В конце повести читатели должны были печалиться и комплексовать из-за того, что в их жизни тоже что-то недополучилось: хотя и была своя «точка пересечения», но они мимо нее проскочили, не заметили... Понравиться эта повесть могла только тем людям, которые не представляют себе в молодости счастья без несчастной любви.
В повести – шутка ли – было 380 страниц! Причем рукописного текста! Конечно, все редакции отказались ее печатать. Редакторы единодушно называли ее графоманством. Даже несмотря на то, что мой отец в то время был авторитетным советским писателем, лауреатом государственных премий. Отец тоже ее прочитал, после чего сказал: «Наверное, будешь писателем, три страницы написаны неплохо».
Почему только три? Теперь я понимаю, что я старался подражать таким популярным в то время писателям – нашим Хемингуэям – Аксенову, Анчарову, Гладилину... Конечно, мне до них было далеко. Я не был спецом в городском романе, как они. Зато те три страницы с описанием тайги и Тихого океана они бы написать не смогли. Они для этих трех страниц были слишком городскими, слишком домашними, аквариумными. Эти страницы с пометками отца «Одобряю» я храню до сих пор. В них описана уникальная тайга Кунашира: эдакая смесь тропических джунглей с нашей северной тайгой. Единственное место в мире, где северные ели переплетены тропическими лианами. Где растут магнолии и карликовые сосны рядом. Где я впервые увидел, что самые красивые цветы тропических лиан – самые ядовитые. Не дай бог прикоснуться! Потом понял, что у людей чаще всего так же. Особенно понравилась моему отцу фраза из описания сцены, где герой повести стоит на баке корабля, идущего в Тихом океане, а над кораблем летают, вьются чайки: «Их так много, что взглянешь наверх, а там словно пурга метет!»
Когда недавно я перечитал эти три страницы, подумал о том, какие ж необратимые изменения произошли во мне и в моем организме за эти сорок лет. Если бы я снова попал на Курильские острова, если бы мне довелось еще раз побывать в кунаширской тайге или пройтись на корабле по Тихому океану, я бы наверняка искрометно и беспощадно высмеял и тайгу, и океан. И конечно же чаек, которые в наше время уже любят не столько летать, сколько пастись по помойкам. Тайга замусорена пикниками, в океане плавают полиэтиленовые пакеты со всего мира, от которых кашляют, а то и вовсе задыхаются киты.

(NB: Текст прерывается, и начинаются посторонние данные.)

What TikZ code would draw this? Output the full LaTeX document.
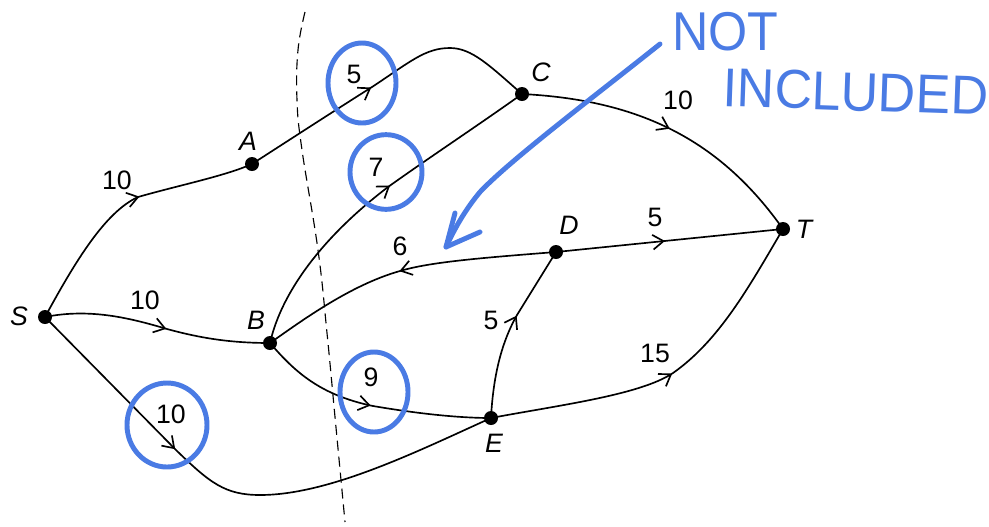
\documentclass[tikz,border=0pt]{standalone}
\usepackage{fontspec}
\usepackage{graphicx}
\setmainfont{Liberation Sans}
\usetikzlibrary{arrows.meta,decorations.markings}
\definecolor{pen}{RGB}{74,123,228}
\begin{document}
\begin{tikzpicture}[x=0.75pt,y=-0.75pt,
  edge/.style={line width=1.25pt},
  arr/.style={postaction={decorate},decoration={markings,mark=at position #1 with {\arrow{Straight Barb[length=8pt,width=11pt]}}}},
  dot/.style={circle,fill=black,inner sep=0pt,minimum size=10.5pt},
  vlabel/.style={font=\fontsize{20}{23}\selectfont\itshape,inner sep=0pt},
  wlabel/.style={font=\fontsize{20}{23}\selectfont,inner sep=0pt},
  ring/.style={draw=pen,line width=3.7pt},
  hand/.style={text=pen,font=\fontsize{41}{45}\selectfont,anchor=base west,inner sep=0pt},
  cut/.style={line width=0.85pt,dash pattern=on 7.5pt off 4.5pt}
]
\useasboundingbox (0,0) rectangle (989,526);
\fill[white] (0,0) rectangle (989,526);

% cut line
\draw[cut] plot[smooth,tension=0.7] coordinates {(305,12) (298,50) (297,100) (302,150) (318,250) (327,333) (335,417) (345,522)};

% vertices
\node[dot] (S) at (45,317) {};
\node[dot] (A) at (252,164) {};
\node[dot] (B) at (270,343) {};
\node[dot] (C) at (522,94) {};
\node[dot] (D) at (556,252) {};
\node[dot] (T) at (783,229) {};
\node[dot] (E) at (491,418) {};

\node[vlabel] (lS) at (19,316) {S};
\node[vlabel] (lA) at (248,141) {A};
\node[vlabel] (lB) at (256,320) {B};
\node[vlabel] (lC) at (541,72) {C};
\node[vlabel] (lD) at (569,225) {D};
\node[vlabel] (lT) at (804,229) {T};
\node[vlabel] (lE) at (494,443) {E};

% edges
\draw[edge,arr=0.57] (S.center) .. controls (75,262) and (105,212) .. (138,197) .. controls (180,185) and (225,176) .. (A.center);
\draw[edge,arr=0.445] (A.center) .. controls (300,133) and (345,104) .. (372,87) .. controls (410,62) and (425,48) .. (450,48) .. controls (472,48) and (490,66) .. (C.center);
\draw[edge,arr=0.5] (C.center) .. controls (640,100) and (720,140) .. (T.center);
\draw[edge,arr=0.557] (B.center) .. controls (282,290) and (325,235) .. (388,187) .. controls (430,157) and (480,124) .. (C.center);
\draw[edge,arr=0.54] (S.center) .. controls (90,308) and (130,318) .. (167,329) .. controls (200,338) and (230,343) .. (B.center);
\draw[edge,arr=0.35] (S.center) -- (176,450) .. controls (210,483) and (225,495) .. (260,495) .. controls (330,495) and (420,450) .. (E.center);
\draw[edge,arr=0.5] (B.center) .. controls (295,372) and (320,395) .. (373,406) .. controls (420,414) and (460,418) .. (E.center);
\draw[edge,arr=0.515] (D.center) .. controls (480,258) and (430,262) .. (400,271) .. controls (350,285) and (300,322) .. (B.center);
\draw[edge,arr=0.48] (D.center) -- (T.center);
\draw[edge,arr=0.587] (E.center) .. controls (493,380) and (500,345) .. (517,315) -- (D.center);
\draw[edge,arr=0.505] (E.center) .. controls (560,405) and (640,395) .. (673,373) .. controls (720,340) and (750,285) .. (T.center);

% edge labels
\node[wlabel] (wSA) at (117,180) {10};
\node[wlabel] (wSB) at (145,300) {10};
\node[wlabel] (wSE) at (171,414) {10};
\node[wlabel] (wAC) at (354,74) {5};
\node[wlabel] (wBC) at (376,167) {7};
\node[wlabel] (wCT) at (678,100) {10};
\node[wlabel] (wDB) at (400,246) {6};
\node[wlabel] (wDT) at (655,217) {5};
\node[wlabel] (wED) at (491,320) {5};
\node[wlabel] (wBE) at (371,377) {9};
\node[wlabel] (wET) at (655,353) {15};

% blue annotations
\draw[ring] (362,83) ellipse [x radius=25.5pt, y radius=30pt];
\draw[ring] (386,172) ellipse [x radius=27pt, y radius=28pt];
\draw[ring] (374,392) ellipse [x radius=25.5pt, y radius=30pt];
\draw[ring] (167,425) ellipse [x radius=30pt, y radius=31.5pt];

\node[hand] (n1) at (672,50) {\scalebox{0.92}[1]{NOT}};
\node[hand,rotate=-2] (n2) at (722,106) {\scalebox{0.95}[1]{INCLUDED}};

\coordinate (p0) at (660,44);
\coordinate (p1) at (446,247);
\coordinate (b1) at (455,213);
\coordinate (b2) at (480,232);
\draw[draw=pen,line width=3.7pt,line cap=round,line join=round] (p0) .. controls (600,92) and (510,160) .. (480,192) .. controls (465,210) and (455,228) .. (p1);
\draw[draw=pen,line width=3.7pt,line cap=round,line join=round] (b1) -- (p1) -- (b2);
\end{tikzpicture}
\end{document}
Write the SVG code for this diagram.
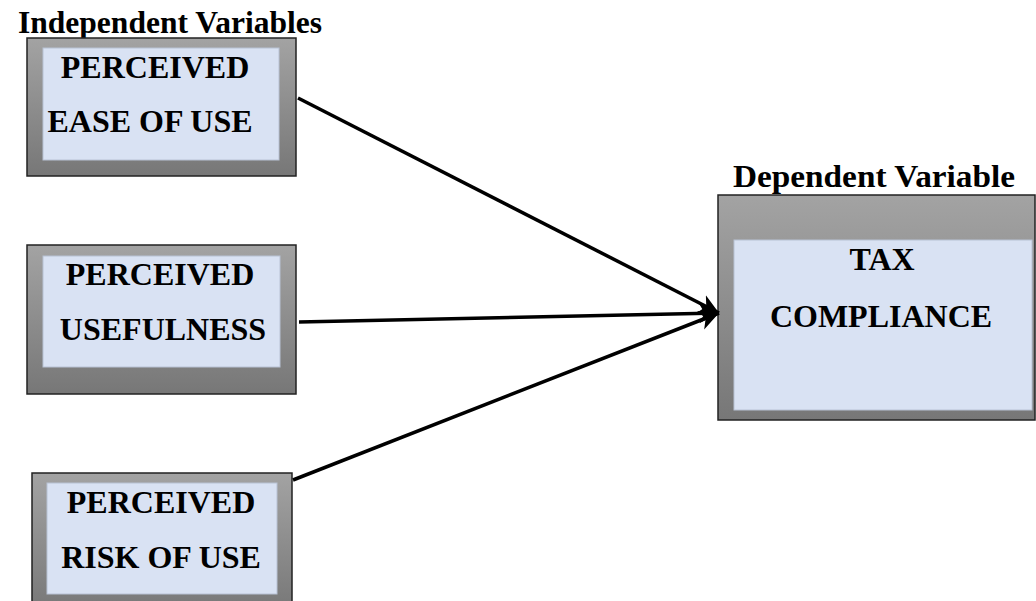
<svg xmlns="http://www.w3.org/2000/svg" width="1036" height="601" viewBox="0 0 1036 601">
<style>
.outer{stroke:#222;stroke-width:1.5;fill:url(#g)}
.inner{fill:#d9e2f3;stroke:#b8c2d4;stroke-width:1}
.t{font-family:"Liberation Serif","Times New Roman",serif;font-weight:bold;font-size:32px;fill:#000;text-anchor:middle}
.h{font-family:"Liberation Serif","Times New Roman",serif;font-weight:bold;font-size:32px;fill:#000}
.c{stroke:#000;stroke-width:3.5;fill:none;marker-end:url(#ah)}
</style>
<defs>
<linearGradient id="g" x1="0" y1="0" x2="0" y2="1">
<stop offset="0" stop-color="#a3a3a3"/>
<stop offset="1" stop-color="#777"/>
</linearGradient>
<marker id="ah" markerUnits="userSpaceOnUse" markerWidth="22" markerHeight="22" viewBox="0 0 20 20" refX="18" refY="10" orient="auto">
<path d="M0,1 L18,10 L0,19 L5,10 z" fill="#000"/>
</marker>
</defs>
<rect width="1036" height="601" fill="#fff"/>
<text class="h" x="18" y="33" textLength="304" lengthAdjust="spacingAndGlyphs">Independent Variables</text>
<text class="h" x="733" y="187" textLength="282" lengthAdjust="spacingAndGlyphs">Dependent Variable</text>
<g id="node-peou">
<rect class="outer" x="27" y="38" width="269" height="138"/>
<rect class="inner" x="43" y="48" width="236" height="112"/>
<text class="t" x="155" y="78">PERCEIVED</text>
<text class="t" x="150" y="132">EASE OF USE</text>
</g>
<g id="node-pu">
<rect class="outer" x="27" y="245" width="269" height="149"/>
<rect class="inner" x="43" y="256" width="237" height="111"/>
<text class="t" x="160" y="285">PERCEIVED</text>
<text class="t" x="163" y="340">USEFULNESS</text>
</g>
<g id="node-pru">
<rect class="outer" x="32" y="473" width="260" height="140"/>
<rect class="inner" x="47" y="483" width="230" height="111"/>
<text class="t" x="161" y="513">PERCEIVED</text>
<text class="t" x="161" y="568">RISK OF USE</text>
</g>
<g id="node-tc">
<rect class="outer" x="718" y="195" width="317" height="225"/>
<rect class="inner" x="734" y="240" width="298" height="170"/>
<text class="t" x="882" y="270">TAX</text>
<text class="t" x="881" y="327">COMPLIANCE</text>
</g>
<g id="connectors">
<line class="c" x1="298" y1="98" x2="719" y2="313"/>
<line class="c" x1="299" y1="322" x2="719" y2="313"/>
<line class="c" x1="293" y1="480" x2="719" y2="313"/>
</g>
</svg>
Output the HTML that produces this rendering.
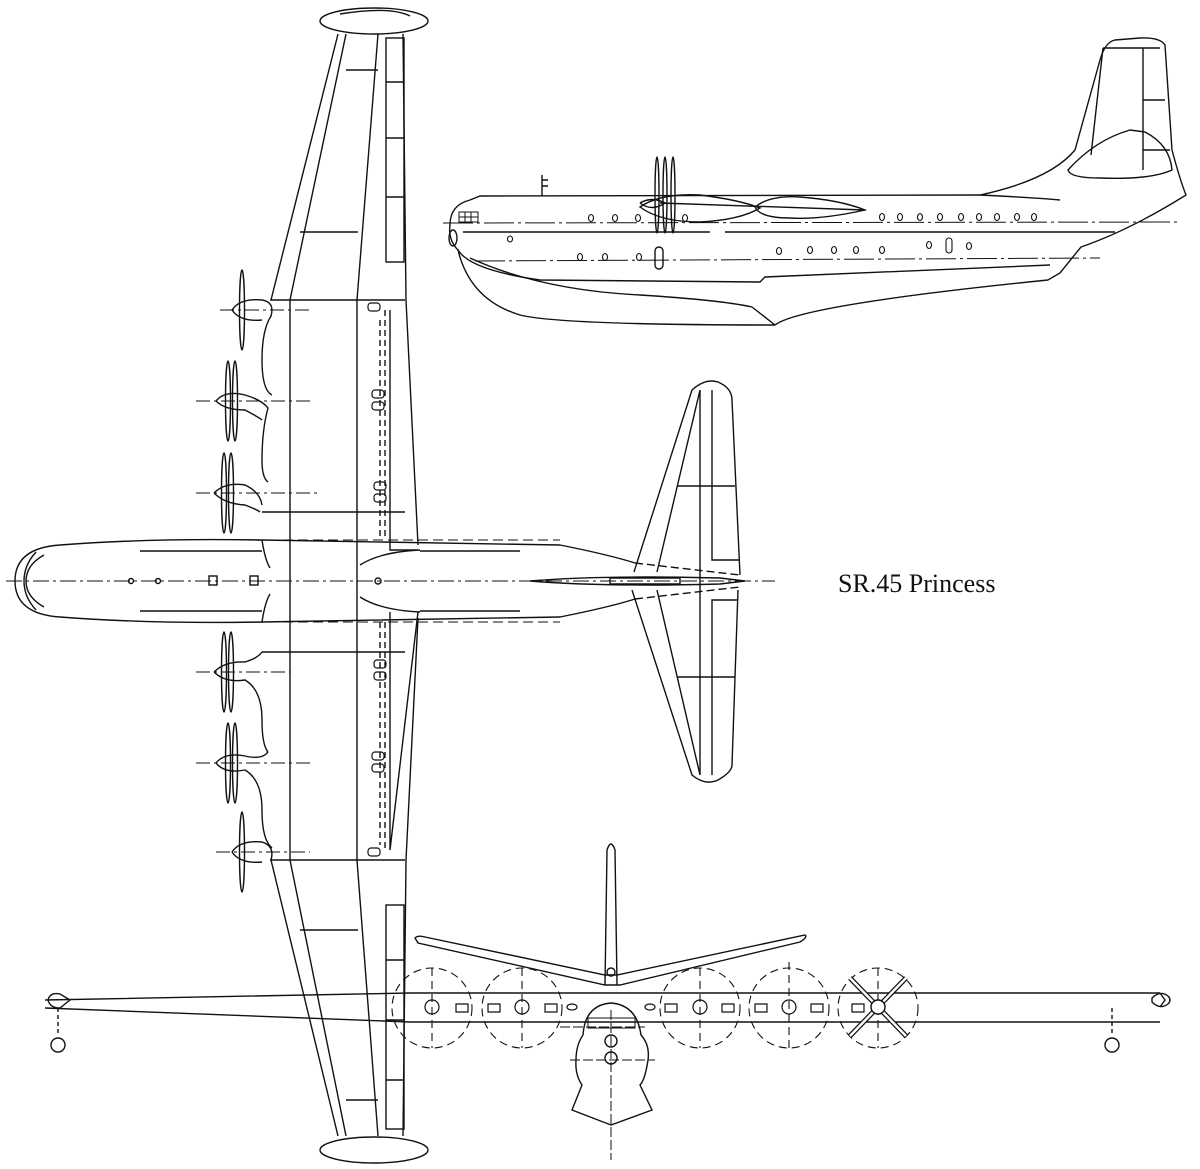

И все-таки, несмотря на все эти перемены, я благодарен Тятя-яме: он зарядил меня самым главным – желанием всегда торчать над обывательской равниной!
Авача
Прошло после Тятя-ямы не так много времени. Хотя вполне достаточно, чтобы романтическая юность сменилась более расчетливой молодостью. Я уже был инженером. На полставки руководил комсомольской агитбригадой. Считался ее режиссером, директором и художественным руководителем сразу. Как бы сказали теперь, я ее продюсировал. Впрочем, словосочетание «продюсер агитбригады» звучит так же нелепо, как «менеджер буддийских монахов».
Одним летом мы болтались на агиттеплоходе с нашей агитбригадой по морям вокруг Камчатки. Причаливали к плавбазам, рыболовецким судам. Суденышки поменьше сами пришвартовывались к нам. В небольшом концертном зале на нашем агиттеплоходе мы выступали перед командами. Рыбаки и моряки были счастливы, что к ним сюда, на край света, заглянули такие, извините за каламбур, задорные молодые люди со своими шутками и забавами, смешинками и задоринками.
После гастролей, чтобы дать нам хоть немного отдохнуть, на пару дней нас высадили на берег. Над корякским поселком, куда нас привезли, этаким посредником между небом и землей белоснежной вершиной красовался и дымился самый высокий в Советском Союзе вулкан Авачинский. Дымился он вполне мирно, струйка белого дыма тянулась в небо и растворялась в нем, словно рассказывала ему о наших земных новостях.
Все участники агитбригады были значительно моложе меня. Это теперь мы с ними подравнялись в возрасте: всем примерно от пятидесяти до шестидесяти. А тогда они находились в таком же романтическом периоде юности, как я на Кунашире. До моей прагматичной инженерной молодости еще не дозрели. Поэтому с ними я переставал быть прагматиком и снова становился тем романтиком, который мечтает изменить мир, а не тем опытным советским инженером, которого мир уже изменил.
В память о своей ботанической юности я потащил их комсомольскую юность на Авачинский вулкан. Конечно, не на вершину. Авачинский вулкан слишком высокий и трудный для восхождения. И опасный. Это десерт лишь для альпинистов! Ну, еще для вулканологов. Он далеко не всегда мирно дымится. Порой сердится, а если его всерьез разозлить, заливает склоны лавой, далеко не в шутку пугая в округе все, что называется животным миром, включая человека.